The city had full knowledge that the FMPA was utterly clueless, long before the revelations in last month's state Auditor General’s report of the FMPA.
The proof of that knowledge is in the $3 million Vero ratepayers paid to Boston consultant Sue Hersey, and her attorneys from Dewey and LeBeouf, over four years to work out a deal to stop buying wholesale power from the FMPA's All-Requirements Project.
It was this exit from buying wholesale power from the FMPA's All-Requirements Project that led to the signing of the 20-year, $2 billion Orlando Utilities Commission contract (with its $50 million penalty clause), which will hang over Vero’s 33,000 long-suffering ratepayers until 2029 unless some major re-write can be negotiated.
But still, even after Vero hired Hersey and her legal eagles to seek relief from the FMPA nearly 10 years ago, the Vero Beach City Council lackadaisically sent a succession of its utility directors to represent the city on the FMPA Board. The Tom White- and Sabin Abell-led councils didn't see the need to personally travel to Orlando every month to see firsthand how the wheels were flying off the FMPA bus.

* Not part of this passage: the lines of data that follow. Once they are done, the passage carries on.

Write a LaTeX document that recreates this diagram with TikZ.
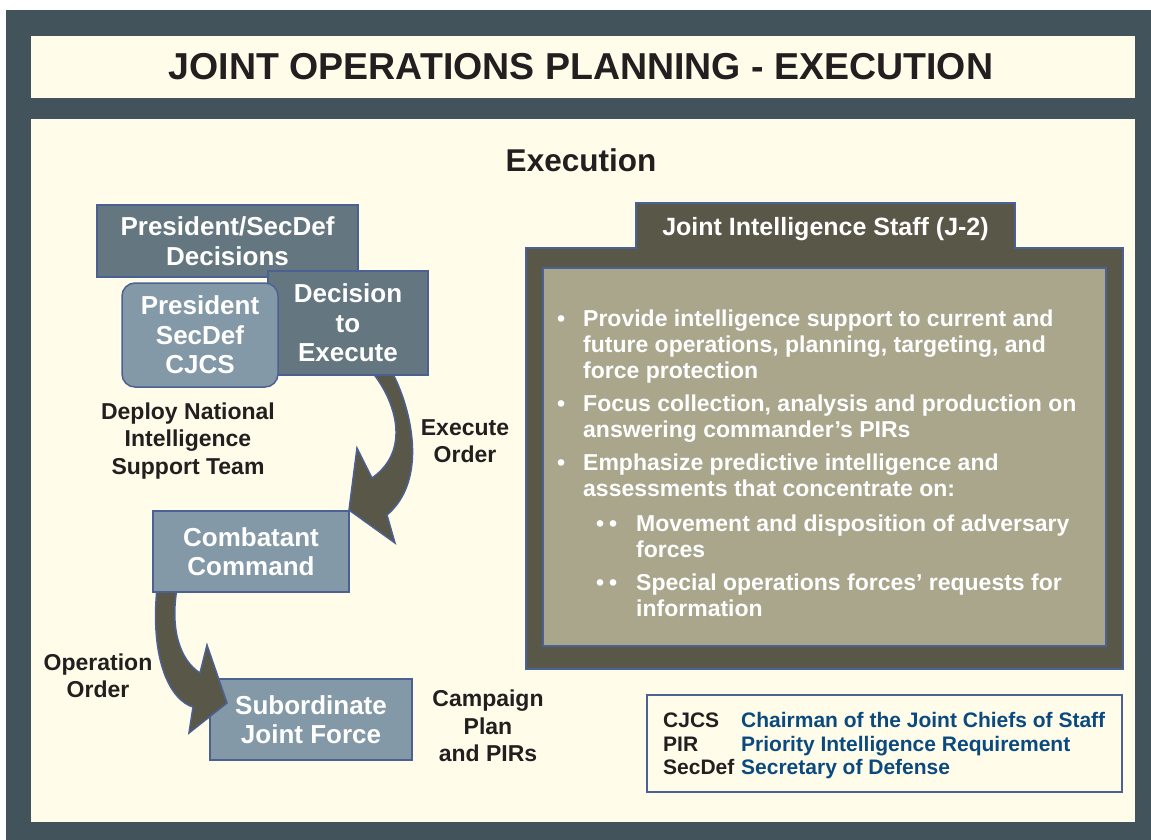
\documentclass[tikz,border=0pt]{standalone}
\usepackage{fontspec}
\setmainfont{Liberation Sans}
\definecolor{framegray}{HTML}{43535B}
\definecolor{cream}{HTML}{FFFDE9}
\definecolor{slatedark}{HTML}{64767F}
\definecolor{slatelight}{HTML}{8499A7}
\definecolor{edgeblue}{HTML}{4B6193}
\definecolor{olive}{HTML}{595748}
\definecolor{khaki}{HTML}{A9A68C}
\definecolor{legendblue}{HTML}{0B4A80}
\definecolor{inkblack}{HTML}{231F20}

\begin{document}
\begin{tikzpicture}[x=1pt, y=-1pt,
    box/.style={draw=edgeblue, line width=1.5pt, text=white, align=center, inner sep=0pt,
      font=\fontsize{26}{29.5}\selectfont\bfseries},
    darkbox/.style={box, fill=slatedark},
    lightbox/.style={box, fill=slatelight},
    notetext/.style={text=inkblack, align=center, inner sep=0pt, font=\fontsize{23}{27.5}\selectfont\bfseries},
    blockarrow/.style={fill=olive, draw=edgeblue, line width=1.5pt, line join=miter},
    bullettext/.style={anchor=base west, text=white, align=left, inner sep=0pt,
      font=\fontsize{23}{26}\selectfont\bfseries},
    abbr/.style={anchor=base west, inner sep=0pt, font=\fontsize{21}{24}\selectfont\bfseries}]
	\useasboundingbox (0,0) rectangle (1151,840);
	\fill[white] (0,0) rectangle (1151,840);
	\fill[framegray] (6,10) rectangle (1151,840);
	\fill[cream] (31,36) rectangle (1135,98);
	\fill[cream] (31,119) rectangle (1135,822);

	\node[text=inkblack, font=\fontsize{37.5}{40}\selectfont\bfseries] (title) at (581,67) {JOINT OPERATIONS PLANNING - EXECUTION};
	\node[text=inkblack, font=\fontsize{31.5}{34}\selectfont\bfseries] (execution) at (581,160) {Execution};

	% execute order arrow
	\path[blockarrow] (372,372) .. controls (395,400) and (412,450) .. (372,478)
		-- (357,448) -- (349,510) -- (395,543) -- (387,515)
		.. controls (428,480) and (412,410) .. (392,372) -- cycle;

	\node[darkbox, minimum width=261pt, minimum height=72pt] (decisions) at (227.5,241) {President/SecDef\\Decisions};
	\node[darkbox, minimum width=160pt, minimum height=104pt] (decide) at (348,323) {Decision\\to\\Execute};
	\node[lightbox, rounded corners=13pt, minimum width=156pt, minimum height=104pt] (leaders) at (200,335) {President\\SecDef\\CJCS};
	\node[lightbox, minimum width=202pt, minimum height=81pt] (subordinate) at (311,719.5) {Subordinate\\Joint Force};

	% operation order arrow
	\path[blockarrow] (157,588) .. controls (150,660) and (170,700) .. (193,707)
		-- (189,733) -- (227,703) -- (207,645) -- (200,673)
		.. controls (180,660) and (170,630) .. (177,588) -- cycle;

	\node[lightbox, minimum width=196pt, minimum height=81pt] (combatant) at (251,551.5) {Combatant\\Command};

	\node[notetext] (deploy) at (188,441) {Deploy National\\Intelligence\\Support Team};
	\node[notetext] (execorder) at (465,441) {Execute\\Order};
	\node[notetext] (oporder) at (98,676) {Operation\\Order};
	\node[notetext] (campaign) at (488,726) {Campaign\\Plan\\and PIRs};

	% J-2 panel
	\path[fill=olive, draw=edgeblue, line width=1.5pt] (526,248) -- (636,248) -- (636,203) -- (1015,203)
		-- (1015,248) -- (1123,248) -- (1123,669) -- (526,669) -- cycle;
	\node[text=white, font=\fontsize{25}{28}\selectfont\bfseries] (j2head) at (825.5,229) {Joint Intelligence Staff (J-2)};
	\path[fill=khaki, draw=edgeblue, line width=2pt] (543,268) rectangle (1106,646);

	% bullets (base = last line)
	\node[bullettext] (dot1) at (557,326) {•};
	\node[bullettext] (item1) at (583,378) {Provide intelligence support to current and\\future operations, planning, targeting, and\\force protection};
	\node[bullettext] (dot2) at (557,411) {•};
	\node[bullettext] (item2) at (583,437) {Focus collection, analysis and production on\\answering commander’s PIRs};
	\node[bullettext] (dot3) at (557,470) {•};
	\node[bullettext] (item3) at (583,496) {Emphasize predictive intelligence and\\assessments that concentrate on:};
	\node[bullettext] (dot4) at (596,531) {•\kern5pt•};
	\node[bullettext] (item4) at (636,557) {Movement and disposition of adversary\\forces};
	\node[bullettext] (dot5) at (596,590) {•\kern5pt•};
	\node[bullettext] (item5) at (636,616) {Special operations forces’ requests for\\information};

	% legend
	\path[fill=cream, draw=edgeblue, line width=2pt] (647,695) rectangle (1122,792);
	\node[abbr, text=inkblack] (cjcs) at (663,727) {CJCS};
	\node[abbr, text=inkblack] (pir) at (663,751) {PIR};
	\node[abbr, text=inkblack] (secdef) at (663,774) {SecDef};
	\node[abbr, text=legendblue] (cjcsdef) at (741,727) {Chairman of the Joint Chiefs of Staff};
	\node[abbr, text=legendblue] (pirdef) at (741,751) {Priority Intelligence Requirement};
	\node[abbr, text=legendblue] (secdefdef) at (741,774) {Secretary of Defense};
\end{tikzpicture}
\end{document}
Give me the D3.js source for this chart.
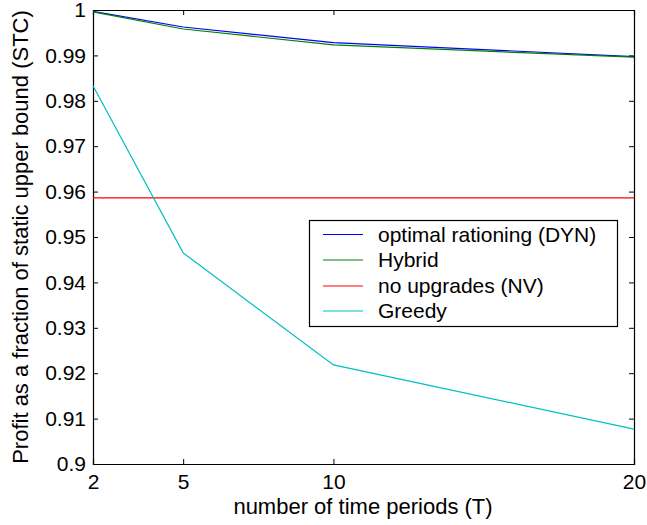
<!DOCTYPE html>
<html><head><meta charset="utf-8">
<script src="https://cdn.jsdelivr.net/npm/d3@7"></script>
<style>body{margin:0;background:#fff}text{font-family:"Liberation Sans",Arial,sans-serif}</style>
</head><body><svg id="c" width="647" height="525"></svg>
<script>
const periods = [2, 5, 10, 20];
const dyn = [0.9997, 0.99626, 0.99281, 0.98974];
const hybrid = [0.9996, 0.99582, 0.99231, 0.98960];
const nv = [0.9586, 0.9586, 0.9586, 0.9586];
const greedy = [0.9833, 0.9465, 0.92183, 0.9077];
const xTicks = [2, 5, 10, 20];
const yTicks = [0.9, 0.91, 0.92, 0.93, 0.94, 0.95, 0.96, 0.97, 0.98, 0.99, 1];
const seriesNames = ["optimal rationing (DYN)", "Hybrid", "no upgrades (NV)", "Greedy"];
const seriesColors = ["#0000ff", "#008000", "#ff0000", "#00bfbf"];
const seriesData = [dyn, hybrid, nv, greedy];

const svg = d3.select("#c");
const L = 93, R = 634, T = 10, B = 464;
const x = d3.scaleLinear().domain([2, 20]).range([L, R]);
const y = d3.scaleLinear().domain([0.9, 1]).range([B, T]);

const fmtY = d => d3.format("")(+d.toFixed(2));
svg.append("g").attr("transform", `translate(0,${B})`)
  .call(d3.axisBottom(x).tickValues(xTicks).tickSize(-5).tickPadding(10).tickFormat(d3.format("d")));
svg.append("g").attr("transform", `translate(0,${T})`)
  .call(d3.axisTop(x).tickValues(xTicks).tickSize(-5).tickFormat(""));
svg.append("g").attr("transform", `translate(${L},0)`)
  .call(d3.axisLeft(y).tickValues(yTicks).tickSize(-5).tickPadding(7).tickFormat(fmtY));
svg.append("g").attr("transform", `translate(${R},0)`)
  .call(d3.axisRight(y).tickValues(yTicks).tickSize(-5).tickFormat(""));
svg.selectAll(".domain").attr("stroke", "#000").attr("stroke-width", 1.2);
svg.selectAll(".tick line").attr("stroke", "#000");
svg.selectAll(".tick text").attr("font-size", 21).attr("fill", "#000")
  .style("font-family", '"Liberation Sans",Arial,sans-serif');

const line = d3.line().x((d, i) => x(periods[i])).y(d => y(d));
seriesData.forEach((s, k) => {
  svg.append("path").datum(s).attr("d", line).attr("fill", "none")
    .attr("stroke", seriesColors[k]).attr("stroke-width", 1.2);
});

svg.append("text").attr("x", 363).attr("y", 514).attr("text-anchor", "middle")
  .attr("font-size", 22).text("number of time periods (T)");
svg.append("text").attr("transform", `translate(28,${(T + B) / 2}) rotate(-90)`)
  .attr("text-anchor", "middle").attr("font-size", 22)
  .text("Profit as a fraction of static upper bound (STC)");

const lg = svg.append("g");
lg.append("rect").attr("x", 309.5).attr("y", 220.5).attr("width", 308).attr("height", 106)
  .attr("fill", "#fff").attr("stroke", "#000").attr("stroke-width", 1.2);
const rowY = [234.5, 260, 286, 311];
seriesNames.forEach((n, k) => {
  lg.append("line").attr("x1", 323).attr("x2", 363).attr("y1", rowY[k]).attr("y2", rowY[k])
    .attr("stroke", seriesColors[k]).attr("stroke-width", 1.2);
  lg.append("text").attr("x", 378).attr("y", rowY[k]).attr("dy", "0.35em")
    .attr("font-size", 21).text(n);
});
</script></body></html>
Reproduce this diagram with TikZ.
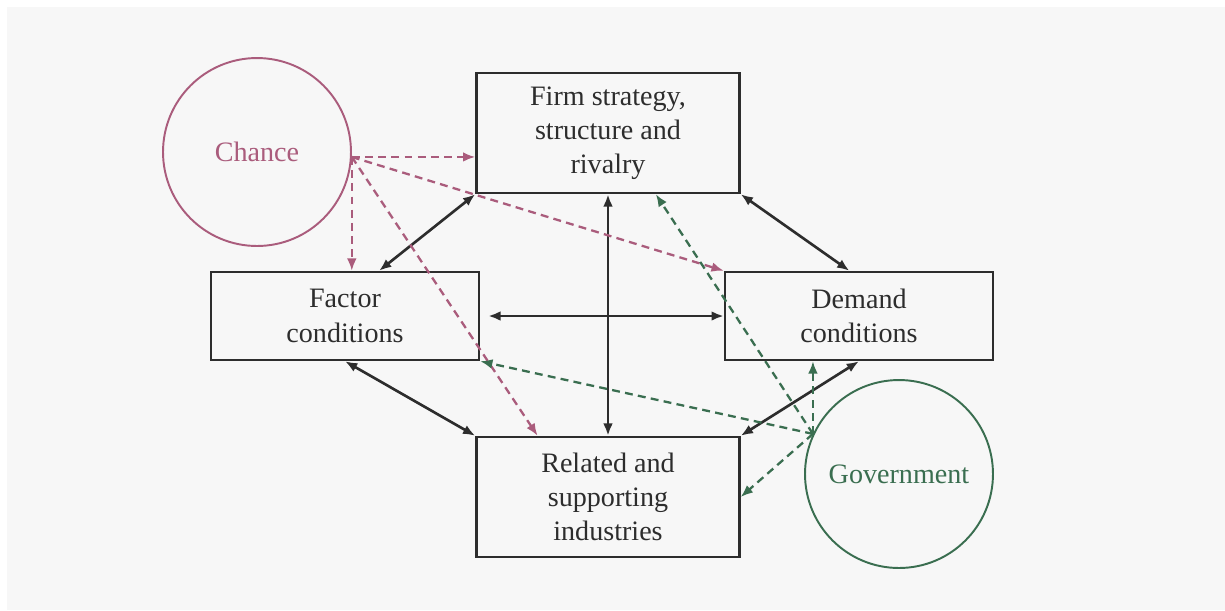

This was despite tens of millions in losses and penalties being passed down to their constituents each year. The City Council members buried their heads in the sand, and promised that the new OUC deal would deliver low, Florida Power and Light rates to Vero (spoiler alert: the promises didn't come true).
Those utility directors representing Vero on the FMPA Board seemingly never protested the risky fuel hedging, the lavish travel budgets, the exorbitant salaries and benefits, or the constant re-financing of debt to fund capital expenses on electric generating plants from which the FMPA members have rights to buy power.
Despite the gross mismanagement of the FMPA and the pain being passed down to Vero ratepayers, it was not until 2011 that the Vero Beach City Council ushered into office by Operation Clean Sweep sent an elected official – and not a city utility staffer – to represent Vero on the FMPA board.
Councilwoman Pilar Turner complained until she was nearly blue in the face about the ridiculous budgets and investment policies of the FMPA that she learned about during the 72 meetings she attended. Utility activists Glenn Heran, Steve Faherty, Charlie Wilson and even former mayor and county commission chair Caroline Ginn rose to the podium countless times over the years asserting that the FMPA was nothing short of evil – or at least a bad actor.
Vero Beach 32963 has written dozens of stories over the past six years outlining the FMPA's horrendous debt, its bad fuel hedges, its ill-conceived interest-rate swaps, its fiasco of a budget and its well-funded shadow lobbying machine used to promote and protect the whole operation.
Yet, a few weeks ago, after the Auditor General's draft findings came out revealing out-of-control spending, risky hedging and a lack of internal controls, Turner's fellow council members responded as if they had just woken from a long coma.
Sadly, as good as the resolution passed by the Shores and under consideration by the County might sound to the ear of the infuriated ratepayer, Vero likely has no standing to demand any reparations from the FMPA. Its own attorney has made it very clear that Vero would get nowhere suing the FMPA because Vero is, in a very real sense, the FMPA.
The City of Vero Beach – and its city managers, utility directors, finance directors and elected officials from the past 30-plus years – have been full co-conspirators in the sins of the FMPA. The powers that be at Vero Beach City Hall – either by participating in the ruse, or by not exercising their fiduciary responsibility to protect the rate-paying public – were there all along.
Of all the FMPA complexities that Councilman Randy Old admits he doesn't understand, he hit the proverbial nail on the head last month when Old said: "We're part of the people who set it (the FMPA) up so we couldn't get out, so we're part of the problem."
It makes good sense for Vero and other member cities to call for heads to roll at the FMPA, and for a clear change in direction in management and investment policies. But for the Shores and the County to join with Vero in an effort to make the FMPA accountable is just a distraction and a stall tactic.
Vero Beach was there all along, and Vero is ultimately responsible for the inefficiencies and losses and debt service it has cheerfully passed along to its 33,000 ratepayers – all the while skimming off millions each year for the city’s own general fund.
If leaders on the Shores and the County elected boards, in a politically correct effort to foster community spirit and harmony with their Vero neighbors, take their eye off the ball and band together with Vero in some futile crusade against the FMPA, it will only prolong the suffering of their constituent ratepayers.
Vero is apparently forever stuck in the FMPA family. The City of Vero Beach is the victim of the perpetual co-op that its own city fathers created.
Short of the FMPA declaring Chapter 7 bankruptcy, liquidating the generation assets and voiding the FMPA's punitive contracts with its member cities to allow for a sale of Vero electric to FPL, getting out from under Vero Electric seems the best option for Shores and county customers.
Finding a legislative, regulatory or judicial way to free the Shores and County customers from Vero's electric system – messy, nasty and costly as that surely will be – may be the only hope of achieving a sane solution for at least 20,000 ratepayers.
That may be the only way the city of Vero Beach can be held accountable for being in the room when every single bad move of the FMPA was made, and doing nothing to try to stop it.